Danny Lloyd não sabia que estava atuando em um filme de terror, pois era muito novo e Stanley Kubrick o fez acreditar que era um filme de drama;


Parte dos atores não mantinham bom relacionamento com Kubrick, que perfeccionista mandava repetir cenas à exaustão. Um exemplo foi a cena da machadada no peito de Hallorann. Scatman Crothers, já com 70 anos na época mal aguentava as repetições, precisando Jack Nicholson intervir depois de dezenas de tentativas;


Shelley Duvall foi quem mais sofreu com Kubrick, chegando a  ter problemas psicológicos que ocasionaram perda de cabelo. Ele a humilhava e hostilizava com frequência, fazendo também repetir ao todo 127 vezes a cena em que ela sobe a escada com o bastão de basebol para afastar Jack;


“Here’s Johnny!” era um bordão muito conhecido de Ed McMahon no programa The Tonight Show - Starring Johnny Carson e Jack Nicholson usou como improviso.
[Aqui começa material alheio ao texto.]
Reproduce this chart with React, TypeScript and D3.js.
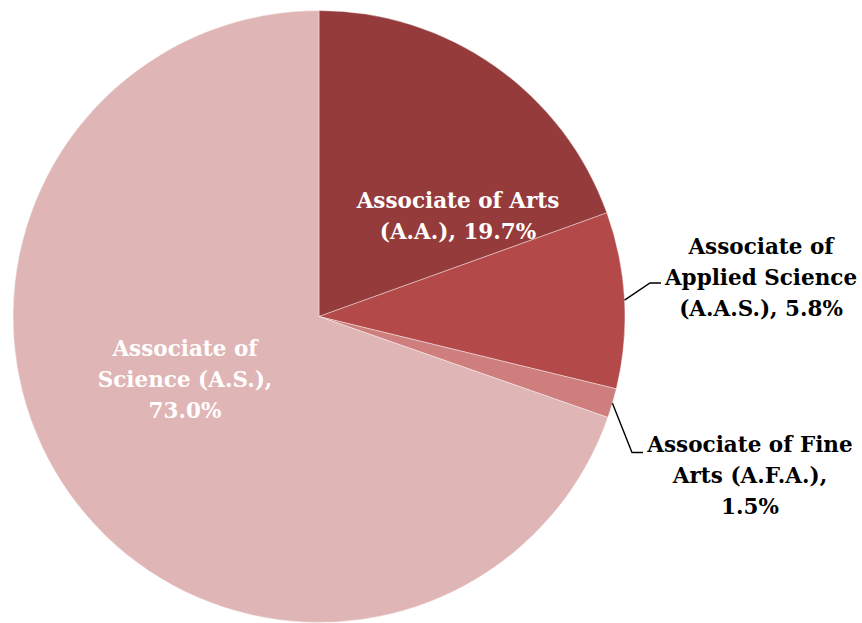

Foi bem difícil convencer Kubrick de deixar dessa forma no corte final;


Existem algumas teorias de quem e como foram escritas as páginas de “All work and no play makes Jack a dull boy”. Uma delas diz que Kubrick fez sua secretária escrever tudo sozinha, levando meses para terminar, a outra diz que o próprio escreveu tudo;


Como o filme foi gravado em um hotel real, sua direção pediu para que fosse alterado o número do quarto 217 para 237, com medo de ninguém mais se hospedar nele.